On Ubuntu (including WSL), you may need to install the python3-venv package:
sudo apt update sudo apt python3-venv
If you don’t already have it install SQLite as well
sudo apt install sqlite3
Optional: Install Node
If you plan on using wq’s optional npm integration, you will also need to install node and npm. If you do so, we recommend installing from NodeSource. You can also install npm from Ubuntu universe, but (as of this writing) that requires 563MB of dependencies including the deprecated Python 2.
curl -sL https://deb.nodesource.com/setup_14.x | sudo -E bash - sudo apt install nodejs
If using Windows (without WSL), install Python 3 from the Python website. The venv package is included with the Windows installation. If you plan to use wq’s Node.js & npm integration, you should also install Node.js.
Create Project Directory
Once Python is configured, you can create a new wq project using the following commands. The same commands will work in Bash (Ubuntu/WSL) as well as the CMD prompt (Windows).
mkdir myproject cd myproject python3 -m venv venv . venv/bin/activate python3 -m pip install --upgrade pip python3 -m pip install wheel
Initialize wq framework
Note that the command name changed from
wq createin wq 1.3.0b1.
python3 -m pip install wq==1.3.0b1 # Note the trailing dot since we are already in the project folder wq create myproject . # Answer prompts for: # - Web domain: (Default is fine during development) # - Enable GIS? (Leave default (N), or see below) # - Enable npm? (Leave default unless you plan to use npm)

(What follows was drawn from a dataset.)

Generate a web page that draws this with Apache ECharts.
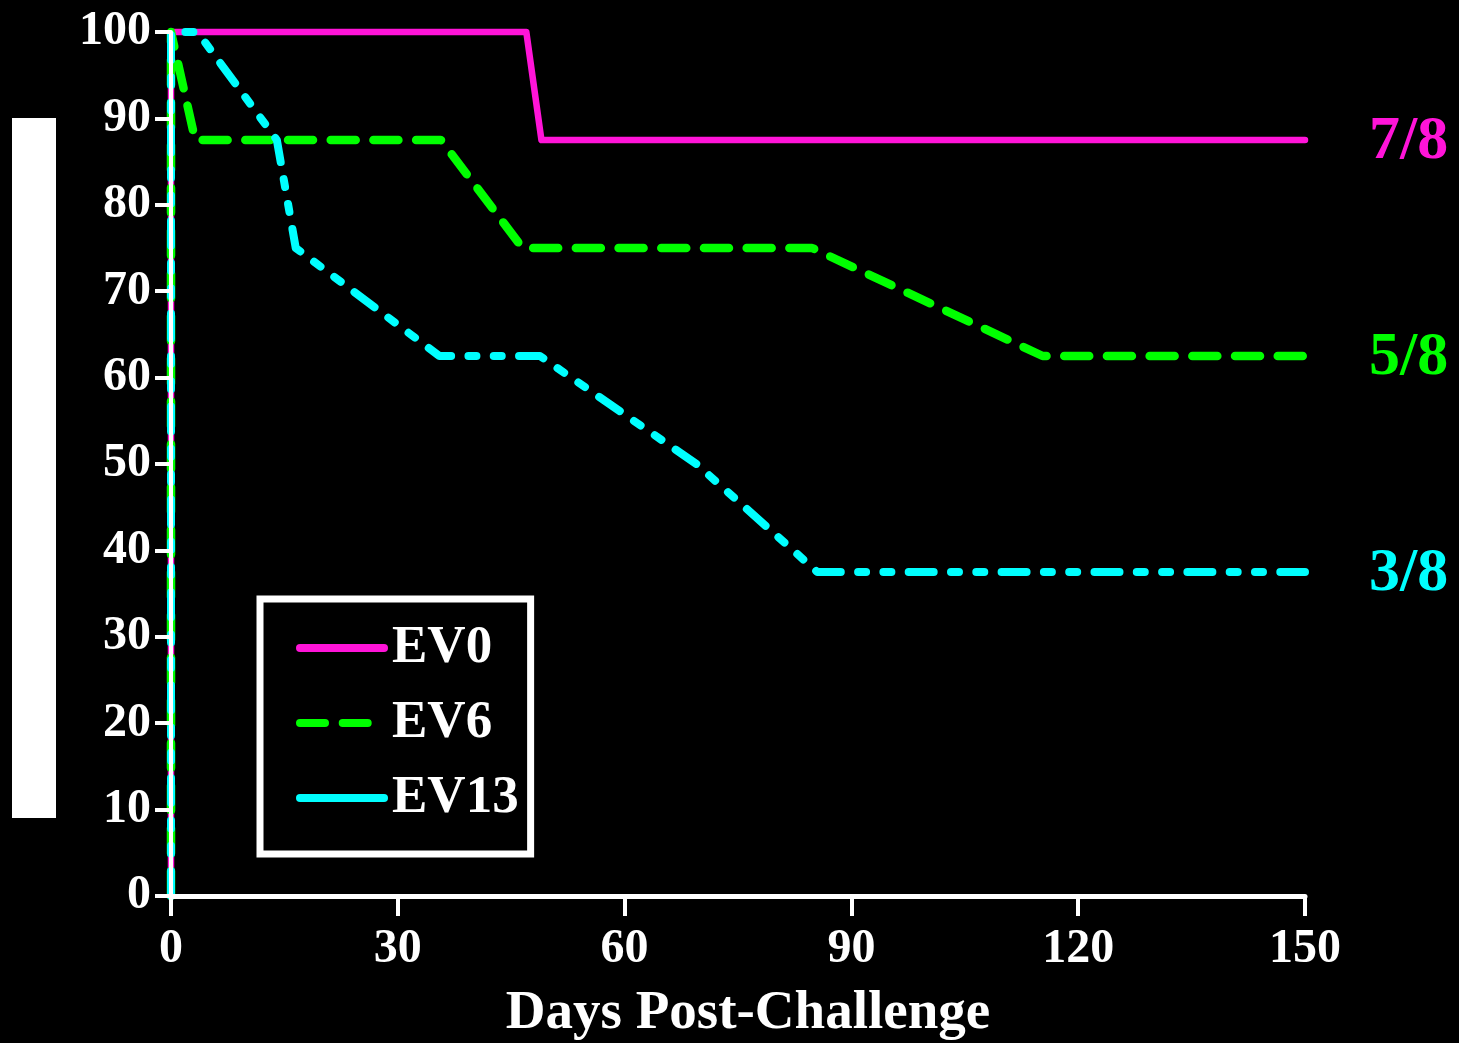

Run the commands below to create the initial database tables and admin account.
cd db/ ./manage.py migrate ./manage.py createsuperuser cd ..
This should create a sqlite database in the conf/ directory.
Start Django Server
# generate htdocs folder via wq build ./deploy.sh 0.0.1 # Start local Django server cd db/ ./manage.py runserver
Visit http://localhost:8000/ in a web browser to verify the new installation. When the application loads, you should see the default wq-themed app template with links to log in and out. You are now ready to start describing your data model to create surveys which will appear on the home screen after you rebuild the application with deploy.sh.
Optional: Enable GIS Support
The instructions above make use of the
--without-gis flag. If you would like to support geospatial input (e.g. map-drawn Polygons and Lines), you will need to enable GIS support via GeoDjango. To do this, you can specify
wq create --with-gis or answer Y at the “Enable GIS?” prompt. You can also enable GIS for an existing project by uncommenting the lines referencing
django.contrib.gis in each of the files under db/myprojects/settings/.
If you only need to support GPS coordinates, you can probably get by with numeric latitude and longitude fields and forgo the GeoDjango requirement.
Note that you will probably need to install the additional system libraries below to get GeoDjango to work.
On Ubuntu, (including WSL), install the following libraries:
sudo apt install libsqlite3-mod-spatialite gdal-bin
In addition, ensure that the
SPATIALITE_LIBRARY_PATH line in db/myproject/settings/dev.py is uncommented.